It didn’t take Chris Reeder long to become hooked on rafting, and now the Lewiston native is a member of the U.S. national team.
Some people join the Navy to see the world. Chris Reeder hopped aboard a raft.

And since he enlisted with the men’s U.S. National Rafting Championship team, the Lewiston native has been criss-crossing the globe for the past two years and loving every minute of whitewater excursions to exotic places.

“It’s a perfect excuse for me to travel to the best rivers in the world,” said Reeder, who makes his home in Vail, Colo., where he and his wife, Lisa, own and operate their whitewater rafting business – Timberline Tours – the third largest outfit in Colorado.

He also started another small business and called it Mongo Products, which manufactures safety harnesses and throw bags for other guides.

In 1987, “Mongo,” Reeder’s nickname based on the Alex Karris character in the movie Blazing Saddles’, went west to attend the University of Colorado.
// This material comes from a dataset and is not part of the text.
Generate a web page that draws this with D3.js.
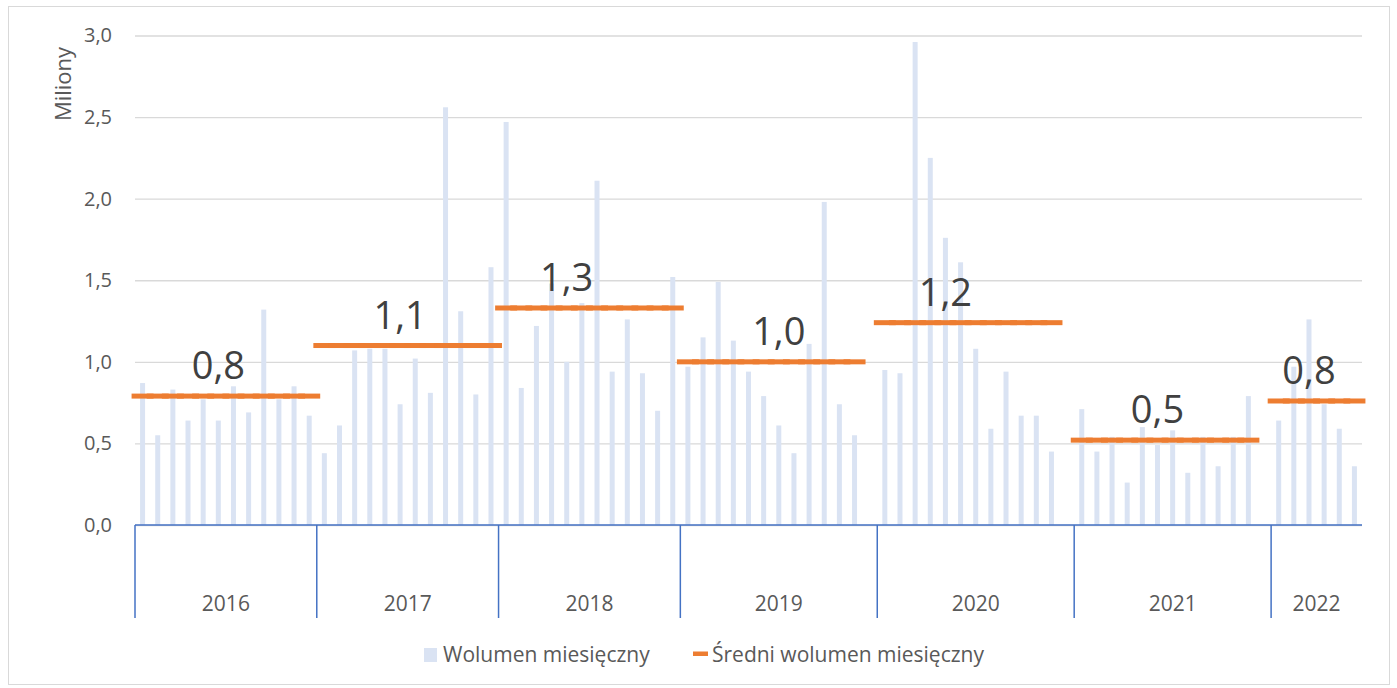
<!DOCTYPE html>
<html>
<head>
<meta charset="utf-8">
<script src="https://cdn.jsdelivr.net/npm/d3@7"></script>
<style>
  body { margin: 0; background: #fff; }
  #visualization { width: 1397px; height: 688px; }
  text { font-family: "Open Sans", "Noto Sans", sans-serif; }
</style>
</head>
<body>
<div id="visualization"></div>
<script>
const years = ['2016', '2017', '2018', '2019', '2020', '2021', '2022'];

// monthly volume, millions (null = empty slot on the axis)
const volume2016 = [0.87, 0.55, 0.83, 0.64, 0.77, 0.64, 0.85, 0.69, 1.32, 0.77, 0.85, 0.67];
const volume2017 = [0.44, 0.61, 1.07, 1.08, 1.08, 0.74, 1.02, 0.81, 2.56, 1.31, 0.80, 1.58];
const volume2018 = [2.47, 0.84, 1.22, 1.48, 1.00, 1.36, 2.11, 0.94, 1.26, 0.93, 0.70, 1.52];
const volume2019 = [0.97, 1.15, 1.49, 1.13, 0.94, 0.79, 0.61, 0.44, 1.11, 1.98, 0.74, 0.55, null];
const volume2020 = [0.95, 0.93, 2.96, 2.25, 1.76, 1.61, 1.08, 0.59, 0.94, 0.67, 0.67, 0.45, null];
const volume2021 = [0.71, 0.45, 0.54, 0.26, 0.60, 0.49, 0.58, 0.32, 0.54, 0.36, 0.54, 0.79, null];
const volume2022 = [0.64, 0.97, 1.26, 0.74, 0.59, 0.36];

const yearAverage = [0.79, 1.10, 1.33, 1.00, 1.24, 0.52, 0.76];
// month that carries the average label
const labelMonth = [5, 5, 4, 6, 4, 5, 2];

const yTicks = [0, 0.5, 1.0, 1.5, 2.0, 2.5, 3.0];

const seriesNames = ['Wolumen miesięczny', 'Średni wolumen miesięczny'];

const chart = {
  blue: '#DAE3F3',
  orange: '#ED7D31',
  axisBlue: '#4472C4',
  grid: '#D9D9D9',
  text: '#595959',

  init() {
    const volumes = [volume2016, volume2017, volume2018, volume2019, volume2020, volume2021, volume2022];

    this.slots = [];
    this.groups = [];
    years.forEach((year, i) => {
      const start = this.slots.length;
      volumes[i].forEach((v, m) => {
        this.slots.push({ id: `${year}-${m}`, year, month: m, value: v, avg: v === null ? null : yearAverage[i] });
      });
      this.groups.push({ year, start, end: this.slots.length, avg: yearAverage[i], label: labelMonth[i] });
    });

    this.svg = d3.select('#visualization').append('svg')
      .attr('width', 1397)
      .attr('height', 688);

    this.left = 135;
    this.right = 1362;
    this.bottom = 525;

    this.x = d3.scaleBand()
      .domain(this.slots.map((d) => d.id))
      .range([this.left, this.right])
      .paddingInner(0.67)
      .paddingOuter(0.335);
    this.slotX = d3.scaleLinear().domain([0, this.slots.length]).range([this.left, this.right]);
    this.y = d3.scaleLinear().domain([0, 3]).range([this.bottom, 35.5]);

    this.drawFrame();
    this.drawGrid();
    this.drawBars();
    this.drawAverages();
    this.drawCategoryAxis();
    this.drawLegend();
  },

  drawFrame() {
    this.svg.append('rect')
      .attr('x', 8.5).attr('y', 6.5)
      .attr('width', 1381).attr('height', 678)
      .attr('fill', '#fff')
      .attr('stroke', this.grid);

    this.svg.append('text')
      .attr('transform', 'translate(71,84) rotate(-90)')
      .attr('text-anchor', 'middle')
      .attr('font-size', 22)
      .attr('fill', this.text)
      .text('Miliony');
  },

  drawGrid() {
    const axis = d3.axisLeft(this.y)
      .tickValues(yTicks)
      .tickSize(-(this.right - this.left))
      .tickPadding(23)
      .tickFormat((d) => d.toFixed(1).replace('.', ','));

    const g = this.svg.append('g')
      .attr('transform', `translate(${this.left},0)`)
      .call(axis);
    g.select('.domain').remove();
    g.selectAll('line').attr('stroke', this.grid).attr('stroke-width', 1.3);
    g.selectAll('text')
      .attr('font-size', 20)
      .attr('fill', this.text)
      .style('font-family', '"Open Sans", sans-serif');
  },

  drawBars() {
    this.svg.append('g')
      .selectAll('rect')
      .data(this.slots.filter((d) => d.value !== null))
      .join('rect')
      .attr('x', (d) => this.x(d.id))
      .attr('y', (d) => this.y(d.value))
      .attr('width', this.x.bandwidth())
      .attr('height', (d) => this.bottom - this.y(d.value))
      .attr('fill', this.blue);
  },

  drawAverages() {
    const dash = 22;
    this.svg.append('g')
      .selectAll('rect')
      .data(this.slots.filter((d) => d.avg !== null))
      .join('rect')
      .attr('x', (d) => this.x(d.id) + this.x.bandwidth() / 2 - dash / 2)
      .attr('y', (d) => this.y(d.avg) - 2.5)
      .attr('width', dash)
      .attr('height', 5)
      .attr('fill', this.orange);

    this.svg.append('g')
      .selectAll('text')
      .data(this.groups)
      .join('text')
      .attr('x', (d) => this.x(this.slots[d.start + d.label].id) + this.x.bandwidth() / 2)
      .attr('y', (d) => this.y(d.avg) - 17)
      .attr('text-anchor', 'middle')
      .attr('font-size', 38)
      .attr('fill', '#404040')
      .text((d) => d.avg.toFixed(1).replace('.', ','));
  },

  drawCategoryAxis() {
    const g = this.svg.append('g');

    g.append('line')
      .attr('x1', this.left).attr('x2', this.right)
      .attr('y1', this.bottom).attr('y2', this.bottom)
      .attr('stroke', this.axisBlue)
      .attr('stroke-width', 1.5);

    g.selectAll('.divider')
      .data(this.groups)
      .join('line')
      .attr('class', 'divider')
      .attr('x1', (d) => this.slotX(d.start))
      .attr('x2', (d) => this.slotX(d.start))
      .attr('y1', this.bottom)
      .attr('y2', 618)
      .attr('stroke', this.axisBlue)
      .attr('stroke-width', 1.5);

    g.selectAll('.year')
      .data(this.groups)
      .join('text')
      .attr('class', 'year')
      .attr('x', (d) => (this.slotX(d.start) + this.slotX(d.end)) / 2)
      .attr('y', 611)
      .attr('text-anchor', 'middle')
      .attr('font-size', 21)
      .attr('fill', this.text)
      .text((d) => d.year);
  },

  drawLegend() {
    const g = this.svg.append('g');

    g.append('rect')
      .attr('x', 424).attr('y', 648)
      .attr('width', 13).attr('height', 14)
      .attr('fill', this.blue);
    g.append('text')
      .attr('x', 443).attr('y', 662)
      .attr('font-size', 21)
      .attr('fill', this.text)
      .text(seriesNames[0]);

    g.append('rect')
      .attr('x', 693).attr('y', 651.5)
      .attr('width', 15).attr('height', 4.5)
      .attr('fill', this.orange);
    g.append('text')
      .attr('x', 712).attr('y', 662)
      .attr('font-size', 21)
      .attr('fill', this.text)
      .text(seriesNames[1]);
  }
};

chart.init();
</script>
</body>
</html>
He never left the state. The 35-year-old outdoorsman eventually became a guide and a member of the Vail Mountain Ski Patrol.

“I moved out here and started guiding,” said Reeder, who has always been an avid outdoorsman since his canoe trips down the Allagash River and family hikes up Mt. Washington.

“I took a guide training course with a rafting company.We have adapted to getting close to the outdoors. I am pretty deeply rooted here.”

Welcome aboard

Reeder has been a paddler all his life and never thought about jumping ship to guide a raft like he does for the U.S. National Rafting champions.

Canoes had always been his forte. He never gave it much thought of handling the guide stick of a raft.

But when he accompanied his wife, Lisa, a member of the women’s national team, to the Zambezi River in Zambia for a competition, the Lewiston native knew he wanted permission to come aboard.

“I felt like I missed the boat,” said Reeder. “When we got home, I started putting out feelers and looking for teams.”

He joined the two-time defending champion men’s national team and it’s been down river ever since. And he’s not about to abandon this ship.

“The hardest thing (about rafting) is the environment is so demanding,” said Reeder. “River rapids are always changing and unpredictable.

“The hardest thing there is training so hard and you can flip and the race is over.”

In August, Reeder and his team will be competing in the nationals at Gore Canyon in Colorado. He is certainly familiar with that river. He steers up to 35 groups of paddlers in the right direction there each year.

Last year, the U.S. national team traveled to the Czech Republic to compete against 33 countries in the World Cup, where the team took fourth place.

But the U.S. team isn’t satisfied with their fourth-place finish and hopes to improve when the team travels to the next World Cup event in Ecuador in 2005. In the Worlds, there are three events where each team earns points.

In the sprint portion, rafters duel for 300 yards down a fast-moving river. The teams move on to compete in the slalom competition where gates hang above the rapids. The final event features teams going head-to-head for a 10-mile race.

“It’s like any other sport,” said Reeder. “The team trains together and we have tryout times together.”

Staying put

Reeder won’t be pulling his roots in Colorado and heading home to Maine anytime soon.

` He enjoys the challenge of earning a living as an outdoorsman who can’t stay out of the woods or off the river. He never gets tired of his job where his work environment has no windows and office cubicles don’t exist.

“It’s just so fun for me to show them my office,” said Reeder.